Third party inspection agencies are the future for most municipalities. Unfortunately the one or two person code department that can handle everything is gone. The implementation of digital reviews and other technological advances has helped but the field is far from flush with certified inspectors and third party is the only viable solution to do more with less. This is not isolated to code enforcement. They are having difficulty filling all sorts of jobs these days from customer service, trades, law enforcement, health care you name it they are not beating away applicants with a stick.

Here is Pennsylvania they used to grant to inspection and plan review authority if you had one certification for any discipline. They changed that and the number of certified inspectors has cut to an 8th of that it was. This was not a bad move as having a guy with only a residential plumbing certification inspection electrical is certainly not an ideal system. God only knows how many terrible jobs were approved by a sticker slinger but they fixed that problem without addressing the massive void that it created by requiring certified inspector for each category being inspected. Now the certified guys are retiring faster than they are making new ones.

Thankfully that is where the third party inspection agencies come to the rescue but even they are feeling the staffing crunch.
 
Third party inspection agencies are the future for most municipalities.
La County relied on third party inspectors too much for the Union. At one point the third party companies were replaced by hiring a great many of the third party inspectors. Some of the new hires had been rented to the County for a decade or more. It was get hired or get fired. The third party outfits have a big market here in SoCal but they could absorb only so many all at once.

When I retired from LA County I was in contact with a few third party outfits and did work for one. I was a stopgap inspector. If the regular guy was away, I would go for couple weeks. If the AHJ was behind I might do more but three weeks was my limit. After week one the AHJ either wanted to keep me or forget that I was ever there. I must say that I was always critical of LA County B/S but the dozen cities and counties that I was sent to made LA Co look stellar.

It is not fair to demean the entire third party industry based on the sampling that I experienced however, I have no evidence that is contrary.
 
I can understand third party agencies for smaller towns that rarely see large/complex buildings, or when there is a huge boom and the department cant staff up (and then down) fast enough.
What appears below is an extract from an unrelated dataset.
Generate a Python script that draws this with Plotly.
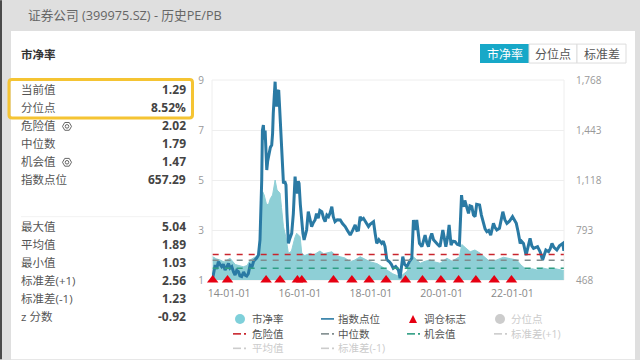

They make sense to me to support or augment an existing building department. I don't see why they would replace a whole department though.
 
I can understand third party agencies for smaller towns that rarely see large/complex buildings, or when there is a huge boom and the department cant staff up (and then down) fast enough. They make sense to me to support or augment an existing building department. I don't see why they would replace a whole department though.
There are advantages that aren’t there with employees. If they don’t like a worker, a phone call fixes the problem. They do not have to keep track of benefits. The company provides training, or not as the case might be. Every few years, companies compete for the business. And it can save money.
 
Sometimes there is also a portability benefit. With AHJ's it is difficult to impossible to "share" staff, but with a 3rd party when one AHJ needs extra manpower it can be solved a little easier simply by shifting territories, even on an as needed, next day notice in some cases.
 
There are advantages that aren’t there with employees. If they don’t like a worker, a phone call fixes the problem. They do not have to keep track of benefits. The company provides training, or not as the case might be. Every few years, companies compete for the business. And it can save money.
Correct me if I'm wrong - - I've spent my career in the private sector, but here's how it was explained to me by a city manager.
Out here in California, IIRC the state supreme court ruled that the entire pension / retirement benefit structure at time of first employment for a government entity is a form of contract. So if I started employment with the city at a receptionist during a boom time 20 years ago, and in 2005 the department manager had an amazing pension/benefits package, then if I get promoted to department manager in 2026 I am entitled to the same pension benefits as were previously available to the department manger position when I was hired in 2005. The only way to change the benefits for that position is to eliminate the position altogether.

Furthermore, the way CalPERS works, the pension fund assumes around 7% ROI from investments. If the market has a bad year, the taxpayers have to pick up the difference between the investment performance and pension obligations. But California government relies heavily on income tax, not so much on property tax. So a bad year in the markets is a double-whammy to government coffers with both reduced income and increased pension obligations not covered by investments.

All this to say that reducing long-term pension and benefit obligations is key to the economic survival of many Southern California communities.
The easiest way to do that is to eliminate government job positions and contract the work out to private organizations.
 
All this to say that reducing long-term pension and benefit obligations is key to the economic survival of many Southern California communities.
The easiest way to do that is to eliminate government job positions and contract the work out to private organizations.
Can't speak to how CA works but I can say that in general, government provided benefits are better than 3rd party private sector. Usually a lot better, though that does seem to be equalizing some...but only because the gov't is getting less attractive, not private getting better.